## Aim:
Starting at the first line of the listing below, repeat each line exactly until the line containing "fig = go.Figure()", which you include. Leave out pictures.

## Dataset excerpt:

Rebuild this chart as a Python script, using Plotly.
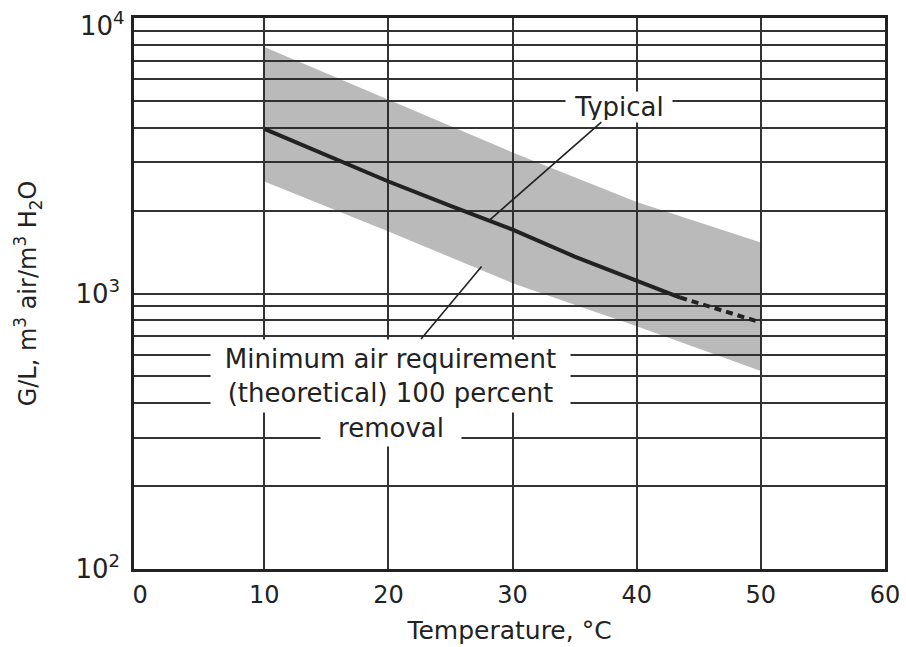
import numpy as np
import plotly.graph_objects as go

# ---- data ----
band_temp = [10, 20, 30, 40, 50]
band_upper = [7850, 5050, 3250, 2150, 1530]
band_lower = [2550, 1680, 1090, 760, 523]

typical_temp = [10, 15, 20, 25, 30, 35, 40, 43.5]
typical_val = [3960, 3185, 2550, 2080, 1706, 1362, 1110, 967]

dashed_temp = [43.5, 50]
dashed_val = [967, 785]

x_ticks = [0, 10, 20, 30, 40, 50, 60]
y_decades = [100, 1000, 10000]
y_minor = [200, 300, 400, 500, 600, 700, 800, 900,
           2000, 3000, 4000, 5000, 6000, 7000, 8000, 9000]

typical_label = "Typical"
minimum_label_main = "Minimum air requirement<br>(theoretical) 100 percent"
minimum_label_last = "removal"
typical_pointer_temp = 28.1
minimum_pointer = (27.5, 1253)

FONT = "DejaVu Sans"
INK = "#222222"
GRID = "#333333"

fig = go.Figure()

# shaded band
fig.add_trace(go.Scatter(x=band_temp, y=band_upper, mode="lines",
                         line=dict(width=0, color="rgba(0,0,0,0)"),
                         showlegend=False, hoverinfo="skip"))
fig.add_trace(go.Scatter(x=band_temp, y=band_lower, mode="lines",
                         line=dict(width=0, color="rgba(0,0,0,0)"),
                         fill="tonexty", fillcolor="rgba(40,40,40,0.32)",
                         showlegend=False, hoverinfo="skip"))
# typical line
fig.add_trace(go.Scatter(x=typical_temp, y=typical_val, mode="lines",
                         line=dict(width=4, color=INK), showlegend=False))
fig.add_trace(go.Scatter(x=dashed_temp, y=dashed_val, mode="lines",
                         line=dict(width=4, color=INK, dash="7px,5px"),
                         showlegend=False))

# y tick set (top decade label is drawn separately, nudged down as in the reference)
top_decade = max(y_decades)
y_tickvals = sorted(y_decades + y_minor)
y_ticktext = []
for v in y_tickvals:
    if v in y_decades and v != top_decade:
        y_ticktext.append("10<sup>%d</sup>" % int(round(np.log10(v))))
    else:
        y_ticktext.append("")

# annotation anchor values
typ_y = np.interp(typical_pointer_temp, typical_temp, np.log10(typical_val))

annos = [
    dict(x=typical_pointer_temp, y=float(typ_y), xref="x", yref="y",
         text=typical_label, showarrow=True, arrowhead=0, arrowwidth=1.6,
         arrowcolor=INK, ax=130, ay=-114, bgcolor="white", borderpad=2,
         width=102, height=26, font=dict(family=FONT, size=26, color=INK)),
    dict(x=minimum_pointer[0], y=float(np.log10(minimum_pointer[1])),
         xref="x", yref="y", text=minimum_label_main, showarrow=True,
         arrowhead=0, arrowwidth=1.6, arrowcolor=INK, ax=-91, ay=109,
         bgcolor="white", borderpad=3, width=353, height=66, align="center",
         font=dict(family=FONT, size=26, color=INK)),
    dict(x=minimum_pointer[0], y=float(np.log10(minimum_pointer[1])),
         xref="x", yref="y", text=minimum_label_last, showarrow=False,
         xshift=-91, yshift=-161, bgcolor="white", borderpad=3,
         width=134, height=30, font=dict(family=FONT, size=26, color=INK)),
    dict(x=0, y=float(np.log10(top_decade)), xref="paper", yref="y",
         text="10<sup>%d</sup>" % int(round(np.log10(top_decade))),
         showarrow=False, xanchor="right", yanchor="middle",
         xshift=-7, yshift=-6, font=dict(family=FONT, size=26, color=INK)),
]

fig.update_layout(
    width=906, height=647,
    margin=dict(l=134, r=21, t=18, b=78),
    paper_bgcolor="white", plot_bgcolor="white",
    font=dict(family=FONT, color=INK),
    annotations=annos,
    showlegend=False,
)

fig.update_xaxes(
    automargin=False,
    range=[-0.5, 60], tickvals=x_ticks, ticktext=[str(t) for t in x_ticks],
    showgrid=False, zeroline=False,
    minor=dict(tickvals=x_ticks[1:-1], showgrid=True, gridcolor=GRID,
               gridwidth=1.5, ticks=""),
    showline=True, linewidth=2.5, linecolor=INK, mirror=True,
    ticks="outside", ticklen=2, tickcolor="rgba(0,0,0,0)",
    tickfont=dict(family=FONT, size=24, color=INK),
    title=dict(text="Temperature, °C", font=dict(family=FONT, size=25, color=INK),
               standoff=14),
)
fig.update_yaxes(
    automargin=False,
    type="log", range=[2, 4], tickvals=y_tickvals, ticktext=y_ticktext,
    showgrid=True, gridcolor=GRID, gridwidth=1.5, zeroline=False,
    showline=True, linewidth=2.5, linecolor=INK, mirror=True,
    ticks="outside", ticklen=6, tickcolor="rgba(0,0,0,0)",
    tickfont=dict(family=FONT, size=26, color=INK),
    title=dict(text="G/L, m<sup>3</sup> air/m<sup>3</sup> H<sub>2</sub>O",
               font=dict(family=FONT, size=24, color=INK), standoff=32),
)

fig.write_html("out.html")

## Problem solution:
Rebuild this chart as a Python script, using Plotly.
import numpy as np
import plotly.graph_objects as go

# ---- data ----
band_temp = [10, 20, 30, 40, 50]
band_upper = [7850, 5050, 3250, 2150, 1530]
band_lower = [2550, 1680, 1090, 760, 523]

typical_temp = [10, 15, 20, 25, 30, 35, 40, 43.5]
typical_val = [3960, 3185, 2550, 2080, 1706, 1362, 1110, 967]

dashed_temp = [43.5, 50]
dashed_val = [967, 785]

x_ticks = [0, 10, 20, 30, 40, 50, 60]
y_decades = [100, 1000, 10000]
y_minor = [200, 300, 400, 500, 600, 700, 800, 900,
           2000, 3000, 4000, 5000, 6000, 7000, 8000, 9000]

typical_label = "Typical"
minimum_label_main = "Minimum air requirement<br>(theoretical) 100 percent"
minimum_label_last = "removal"
typical_pointer_temp = 28.1
minimum_pointer = (27.5, 1253)

FONT = "DejaVu Sans"
INK = "#222222"
GRID = "#333333"

fig = go.Figure()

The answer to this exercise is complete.